When Roger Fisher takes the mound to face York in the top of the sixth, he has thrown ninety-seven pitches, and he’s a tired boy. He shows it at once by walking pinch-hitter Tim Pollack on a full count. Dave and Neil have seen enough. Fisher goes to second base, and Mike Arnold, who has been warming up between innings, takes over on the mound. He is ordinarily a good reliever, but it’s not his day. Tension, maybe, or maybe it’s just that the damp dirt of the mound has caused a change in his normal motion. He gets Francke to fly out, but then Bouchard walks, Philbrick doubles, and Pollack, the runner charged to Fish, scores, and Bouchard is held up at third; by itself, Pollack’s run means nothing. The important thing is that York now has runners on second and third, and the potential tying run is coming to the plate. The potential tying run is someone with a very personal interest in getting a hit, because he is the main reason York is only two outs away from extinction. The potential tying run is Phil Tarbox.

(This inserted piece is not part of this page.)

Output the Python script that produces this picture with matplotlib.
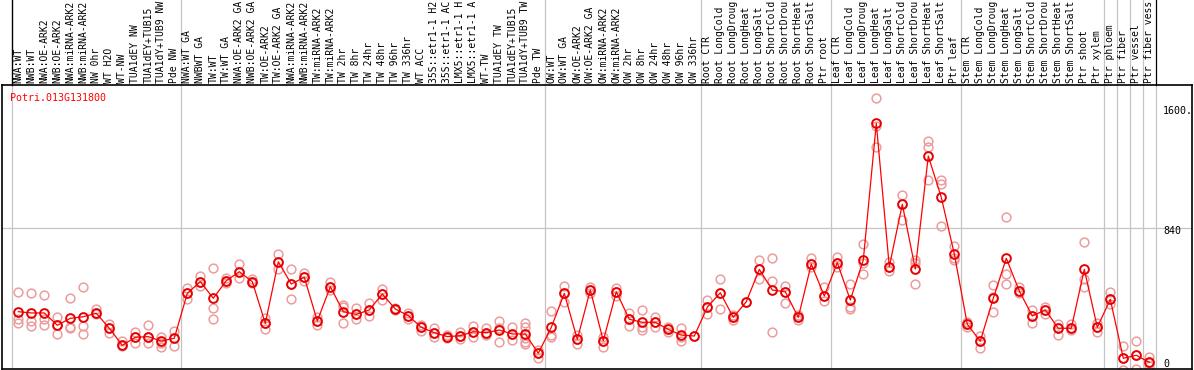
import matplotlib.pyplot as plt
import matplotlib.transforms as mtransforms

gene = 'Potri.013G131800'

samples = ['NWA:WT', 'NWB:WT', 'NWA:OE-ARK2', 'NWB:OE-ARK2', 'NWA:miRNA-ARK2', 'NWB:miRNA-ARK2',
           'NW 0hr', 'WT H2O', 'WT-NW', 'TUA1dEY NW', 'TUA1dEY+TUB15', 'TUA1dY+TUB9 NW', 'Pde NW',
           'NWA:WT GA', 'NWBWT GA', 'TW:WT', 'TW:WT GA', 'NWA:OE-ARK2 GA', 'NWB:OE-ARK2 GA',
           'TW:OE-ARK2', 'TW:OE-ARK2 GA', 'NWA:miRNA-ARK2', 'NWB:miRNA-ARK2', 'TW:miRNA-ARK2',
           'TW:miRNA-ARK2', 'TW 2hr', 'TW 8hr', 'TW 24hr', 'TW 48hr', 'TW 96hr', 'TW 336hr',
           'WT ACC', '35S::etr1-1 H2', '35S::etr1-1 AC', 'LMX5::etr1-1 H', 'LMX5::etr1-1 A',
           'WT-TW', 'TUA1dEY TW', 'TUA1dEY+TUB15', 'TUA1dY+TUB9 TW', 'Pde TW',
           'OW:WT', 'OW:WT GA', 'OW:OE-ARK2', 'OW:OE-ARK2 GA', 'OW:miRNA-ARK2', 'OW:miRNA-ARK2',
           'OW 2hr', 'OW 8hr', 'OW 24hr', 'OW 48hr', 'OW 96hr', 'OW 336hr',
           'Root CTR', 'Root LongCold', 'Root LongDroug', 'Root LongHeat', 'Root LongSalt',
           'Root ShortCold', 'Root ShortDrou', 'Root ShortHeat', 'Root ShortSalt', 'Ptr root',
           'Leaf CTR', 'Leaf LongCold', 'Leaf LongDroug', 'Leaf LongHeat', 'Leaf LongSalt',
           'Leaf ShortCold', 'Leaf ShortDrou', 'Leaf ShortHeat', 'Leaf ShortSalt', 'Ptr leaf',
           'Stem CTR', 'Stem LongCold', 'Stem LongDroug', 'Stem LongHeat', 'Stem LongSalt',
           'Stem ShortCold', 'Stem ShortDrou', 'Stem ShortHeat', 'Stem ShortSalt', 'Ptr shoot',
           'Ptr xylem', 'Ptr phloem', 'Ptr fiber', 'Ptr vessel', 'Ptr fiber vess']

# mean expression per sample
means = [309, 301, 301, 223, 267, 277, 299, 204, 96, 147, 151, 123, 141,
         425, 499, 394, 505, 562, 499, 235, 625, 484, 527, 250, 467, 309, 292, 320, 421, 326,
         284, 210, 176, 151, 157, 182, 176, 193, 168, 168, 46,
         210, 425, 134, 446, 125, 435, 261, 242, 242, 197, 161, 155,
         337, 429, 273, 372, 577, 446, 435, 273, 611, 408,
         619, 383, 636, 1501, 594, 989, 579, 1294, 1033, 674,
         229, 123, 394, 647, 440, 282, 320, 204, 204, 577, 210,
         387, 14, 33, -12]

# individual replicates
reps = [[432, 261, 235], [427, 250, 216], [415, 261, 225], [273, 223, 166], [394, 214, 204],
        [467, 216, 168], [324, 299, 294], [231, 204, 177], [125, 96, 92], [182, 147, 109],
        [227, 151, 109], [151, 109, 87], [189, 141, 94],
        [457, 425, 387], [535, 499, 472], [584, 330, 261], [520, 505, 489], [611, 562, 520],
        [514, 499, 489], [267, 235, 197], [674, 625, 579], [579, 484, 387], [556, 527, 505],
        [277, 250, 225], [499, 467, 446], [351, 337, 235], [330, 292, 263], [362, 320, 282],
        [451, 421, 383], [330, 326, 318], [303, 284, 263], [225, 210, 189], [204, 172, 151],
        [161, 151, 141], [178, 157, 134], [218, 182, 147], [204, 176, 161], [252, 204, 119],
        [214, 168, 130], [235, 210, 141, 119, 104], [66, 46, 14],
        [313, 161, 151], [472, 425, 372], [161, 134, 104], [467, 446, 425], [151, 125, 87],
        [461, 435, 408], [303, 261, 218], [320, 210, 193], [273, 242, 210], [214, 197, 182],
        [204, 151, 125], [155],
        [383, 337, 294], [514, 429, 324], [288, 273, 256], [372], [636, 577, 514],
        [647, 503, 182], [472, 435, 366], [288, 273, 256], [647, 611, 594], [467, 408, 379],
        [653, 619, 594], [484, 337, 324], [737, 619, 548], [1660, 1484, 1353], [625, 594, 568],
        [1048, 989, 889], [636, 615, 484], [1389, 1353, 1143], [1143, 1117, 851], [725, 647, 636],
        [244, 229, 214], [155, 123, 77], [478, 404, 305], [910, 546, 484], [467, 440, 425],
        [320, 282, 239], [341, 320, 292], [229, 204, 161], [229, 204, 193], [752, 514, 467],
        [235, 210, 182], [434, 387, 358], [92, 14, -60], [123, 33, -56], [24, -14, -35]]

# group separators (after these sample indices)
group_ends = [12, 40, 52, 62, 72, 83, 84, 85, 86, 87]
ytick_vals = [1600, 840, 0]
ytick_text = ['1600.', '840', '0']

W, H = 1194, 370
fig = plt.figure(figsize=(W / 100, H / 100), dpi=100)
ax = fig.add_axes([1.5 / W, 1.5 / H, 1190 / W, 284 / H])
ax.set_xlim((1.5 - 18.3) / 13, (1191.5 - 18.3) / 13)
ax.set_ylim(-50.6, 1747)
ax.set_xticks([])
ax.set_yticks([])
for s in ax.spines.values():
    s.set_color('black')
    s.set_linewidth(1.2)

grey = '#c4c4c4'
ax.axhline(840, color=grey, lw=0.9, zorder=1)
ax.axvline(-0.5, color=grey, lw=0.9, zorder=1)
for g in group_ends:
    ax.axvline(g + 0.5, color=grey, lw=0.9, zorder=1)

for i, r in enumerate(reps):
    ax.plot([i] * len(r), r, 'o', mfc='none', mec='#ec9c9c', ms=6.3, mew=1.1, zorder=2)

ax.plot(range(len(means)), means, '-', color='red', lw=0.9, zorder=3)
ax.plot(range(len(means)), means, 'o', mfc='none', mec='#e80000', ms=6.3, mew=1.4, zorder=4)

# value labels, nudged up a little so the top of the text sits on the value
lab_tr = ax.get_yaxis_transform() + mtransforms.ScaledTranslation(0, 2 / 100, fig.dpi_scale_trans)
for v, t in zip(ytick_vals, ytick_text):
    ax.text((1163 - 1.5) / 1190, v, t, transform=lab_tr,
            ha='left', va='top', fontsize=7.2, family='DejaVu Sans Mono')

ax.text(10 / W, (H - 100.7) / H, gene, transform=fig.transFigure, color='red',
        fontsize=7.2, family='DejaVu Sans Mono', va='baseline', ha='left')

# sample labels above the plot
top_tr = mtransforms.blended_transform_factory(ax.transData, fig.transFigure)
y_lab = (H - 83) / H
for i, name in enumerate(samples):
    ax.text(i, y_lab, name[:14], transform=top_tr, rotation=90, ha='center', va='bottom',
            fontsize=7.0, family='DejaVu Sans Mono', clip_on=False)

y0 = (H - 84.5) / H
ax.plot([-0.5, -0.5], [y0, 1], color='black', lw=1, transform=top_tr, clip_on=False)
for g in group_ends:
    c = 'black' if g == 87 else grey
    ax.plot([g + 0.5, g + 0.5], [y0, 1], color=c, lw=0.9, transform=top_tr, clip_on=False)

plt.savefig('out.png', dpi=100)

Mike works the count to 1-1, and then throws a fastball right down the middle of the plate. In the Bangor West dugout, Dave Mansfield winces and raises one hand toward his forehead in a warding-off gesture even as Tarbox begins his swing. There is the hard sound of Tarbox accomplishing that most difficult of baseball feats: using the round bat to hit the round ball squarely on the button.

Ryan Larrobino takes off the instant Tarbox connects, but he runs out of room much too early.

The ball clears the fence by twenty feet, bangs off a TV camera, and bounces back onto the field.

Ryan looks at it disconsolately as the York fans go mad, and the entire York team boils out of the dugout to greet Tarbox, who has hit a three-run homer and redeemed himself in spectacular fashion. He does not step on home plate but jumps on it. His face wears an expression of near-beatific satisfaction. He is mobbed by his ecstatic teammates; on his way back to the dugout, his feet are barely allowed to touch the ground.

The Bangor fans sit in silence, utterly stunned by this awful reversal. Yesterday, against Lewiston, Bangor flirted with disaster; today they have swooned in its arms. Mo has changed sides again, and the fans are clearly afraid that this time it has changed for good. Mike Arnold confers with Dave and Neil. They are telling him to go on back and pitch hard, that the game is only tied, not lost, but Mike is clearly a dejected, unhappy boy.